*Short problem*
Please copy all the lines that follow, word for word.
┌────────
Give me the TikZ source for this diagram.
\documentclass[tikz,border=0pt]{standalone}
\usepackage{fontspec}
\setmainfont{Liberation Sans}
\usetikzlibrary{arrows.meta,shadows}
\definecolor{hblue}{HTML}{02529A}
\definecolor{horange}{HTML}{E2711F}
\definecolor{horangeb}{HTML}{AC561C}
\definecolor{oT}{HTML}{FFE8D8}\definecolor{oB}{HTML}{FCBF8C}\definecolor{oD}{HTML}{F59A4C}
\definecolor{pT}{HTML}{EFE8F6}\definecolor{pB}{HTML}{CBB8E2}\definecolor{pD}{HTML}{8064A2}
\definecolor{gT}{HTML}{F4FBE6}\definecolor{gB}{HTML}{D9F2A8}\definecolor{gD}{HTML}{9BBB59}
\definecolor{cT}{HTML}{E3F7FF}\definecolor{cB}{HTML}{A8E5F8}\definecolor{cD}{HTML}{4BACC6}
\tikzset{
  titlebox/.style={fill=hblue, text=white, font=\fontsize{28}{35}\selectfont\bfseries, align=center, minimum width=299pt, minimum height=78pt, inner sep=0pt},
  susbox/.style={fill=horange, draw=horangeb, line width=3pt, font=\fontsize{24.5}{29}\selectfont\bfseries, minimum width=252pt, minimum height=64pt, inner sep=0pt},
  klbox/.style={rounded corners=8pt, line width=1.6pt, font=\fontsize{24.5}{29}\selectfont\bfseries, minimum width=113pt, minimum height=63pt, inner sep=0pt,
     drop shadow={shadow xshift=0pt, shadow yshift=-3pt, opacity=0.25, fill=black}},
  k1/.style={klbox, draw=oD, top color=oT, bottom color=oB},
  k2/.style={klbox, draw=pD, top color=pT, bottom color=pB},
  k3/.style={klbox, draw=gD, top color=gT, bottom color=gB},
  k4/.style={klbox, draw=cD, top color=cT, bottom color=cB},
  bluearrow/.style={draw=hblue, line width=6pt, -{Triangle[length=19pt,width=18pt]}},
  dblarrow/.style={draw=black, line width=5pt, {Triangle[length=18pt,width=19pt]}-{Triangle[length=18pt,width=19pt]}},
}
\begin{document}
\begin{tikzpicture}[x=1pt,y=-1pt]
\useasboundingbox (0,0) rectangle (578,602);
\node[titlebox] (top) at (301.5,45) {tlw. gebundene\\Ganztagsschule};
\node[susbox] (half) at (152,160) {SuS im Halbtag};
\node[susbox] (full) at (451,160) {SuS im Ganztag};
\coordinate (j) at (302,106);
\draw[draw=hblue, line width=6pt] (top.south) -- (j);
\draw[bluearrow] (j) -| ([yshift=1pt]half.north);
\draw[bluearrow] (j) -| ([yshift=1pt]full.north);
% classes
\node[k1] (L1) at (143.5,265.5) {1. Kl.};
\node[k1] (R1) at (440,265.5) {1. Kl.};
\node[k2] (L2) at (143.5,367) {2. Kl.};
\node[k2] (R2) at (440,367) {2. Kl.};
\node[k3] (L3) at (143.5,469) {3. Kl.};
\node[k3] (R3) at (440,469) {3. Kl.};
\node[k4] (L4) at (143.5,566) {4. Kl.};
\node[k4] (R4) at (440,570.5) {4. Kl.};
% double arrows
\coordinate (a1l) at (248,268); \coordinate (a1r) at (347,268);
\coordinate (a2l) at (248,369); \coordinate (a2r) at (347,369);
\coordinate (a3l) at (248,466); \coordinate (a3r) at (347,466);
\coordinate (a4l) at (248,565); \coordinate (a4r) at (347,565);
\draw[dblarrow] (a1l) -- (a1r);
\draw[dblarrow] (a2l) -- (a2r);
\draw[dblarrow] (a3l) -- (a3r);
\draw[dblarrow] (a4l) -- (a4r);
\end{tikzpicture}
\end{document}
└────────
*Solution for this problem*
Give me the TikZ source for this diagram.
\documentclass[tikz,border=0pt]{standalone}
\usepackage{fontspec}
\setmainfont{Liberation Sans}
\usetikzlibrary{arrows.meta,shadows}
\definecolor{hblue}{HTML}{02529A}
\definecolor{horange}{HTML}{E2711F}
\definecolor{horangeb}{HTML}{AC561C}
\definecolor{oT}{HTML}{FFE8D8}\definecolor{oB}{HTML}{FCBF8C}\definecolor{oD}{HTML}{F59A4C}
\definecolor{pT}{HTML}{EFE8F6}\definecolor{pB}{HTML}{CBB8E2}\definecolor{pD}{HTML}{8064A2}
\definecolor{gT}{HTML}{F4FBE6}\definecolor{gB}{HTML}{D9F2A8}\definecolor{gD}{HTML}{9BBB59}
\definecolor{cT}{HTML}{E3F7FF}\definecolor{cB}{HTML}{A8E5F8}\definecolor{cD}{HTML}{4BACC6}
\tikzset{
  titlebox/.style={fill=hblue, text=white, font=\fontsize{28}{35}\selectfont\bfseries, align=center, minimum width=299pt, minimum height=78pt, inner sep=0pt},
  susbox/.style={fill=horange, draw=horangeb, line width=3pt, font=\fontsize{24.5}{29}\selectfont\bfseries, minimum width=252pt, minimum height=64pt, inner sep=0pt},
  klbox/.style={rounded corners=8pt, line width=1.6pt, font=\fontsize{24.5}{29}\selectfont\bfseries, minimum width=113pt, minimum height=63pt, inner sep=0pt,
     drop shadow={shadow xshift=0pt, shadow yshift=-3pt, opacity=0.25, fill=black}},
  k1/.style={klbox, draw=oD, top color=oT, bottom color=oB},
  k2/.style={klbox, draw=pD, top color=pT, bottom color=pB},
  k3/.style={klbox, draw=gD, top color=gT, bottom color=gB},
  k4/.style={klbox, draw=cD, top color=cT, bottom color=cB},
  bluearrow/.style={draw=hblue, line width=6pt, -{Triangle[length=19pt,width=18pt]}},
  dblarrow/.style={draw=black, line width=5pt, {Triangle[length=18pt,width=19pt]}-{Triangle[length=18pt,width=19pt]}},
}
\begin{document}
\begin{tikzpicture}[x=1pt,y=-1pt]
\useasboundingbox (0,0) rectangle (578,602);
\node[titlebox] (top) at (301.5,45) {tlw. gebundene\\Ganztagsschule};
\node[susbox] (half) at (152,160) {SuS im Halbtag};
\node[susbox] (full) at (451,160) {SuS im Ganztag};
\coordinate (j) at (302,106);
\draw[draw=hblue, line width=6pt] (top.south) -- (j);
\draw[bluearrow] (j) -| ([yshift=1pt]half.north);
\draw[bluearrow] (j) -| ([yshift=1pt]full.north);
% classes
\node[k1] (L1) at (143.5,265.5) {1. Kl.};
\node[k1] (R1) at (440,265.5) {1. Kl.};
\node[k2] (L2) at (143.5,367) {2. Kl.};
\node[k2] (R2) at (440,367) {2. Kl.};
\node[k3] (L3) at (143.5,469) {3. Kl.};
\node[k3] (R3) at (440,469) {3. Kl.};
\node[k4] (L4) at (143.5,566) {4. Kl.};
\node[k4] (R4) at (440,570.5) {4. Kl.};
% double arrows
\coordinate (a1l) at (248,268); \coordinate (a1r) at (347,268);
\coordinate (a2l) at (248,369); \coordinate (a2r) at (347,369);
\coordinate (a3l) at (248,466); \coordinate (a3r) at (347,466);
\coordinate (a4l) at (248,565); \coordinate (a4r) at (347,565);
\draw[dblarrow] (a1l) -- (a1r);
\draw[dblarrow] (a2l) -- (a2r);
\draw[dblarrow] (a3l) -- (a3r);
\draw[dblarrow] (a4l) -- (a4r);
\end{tikzpicture}
\end{document}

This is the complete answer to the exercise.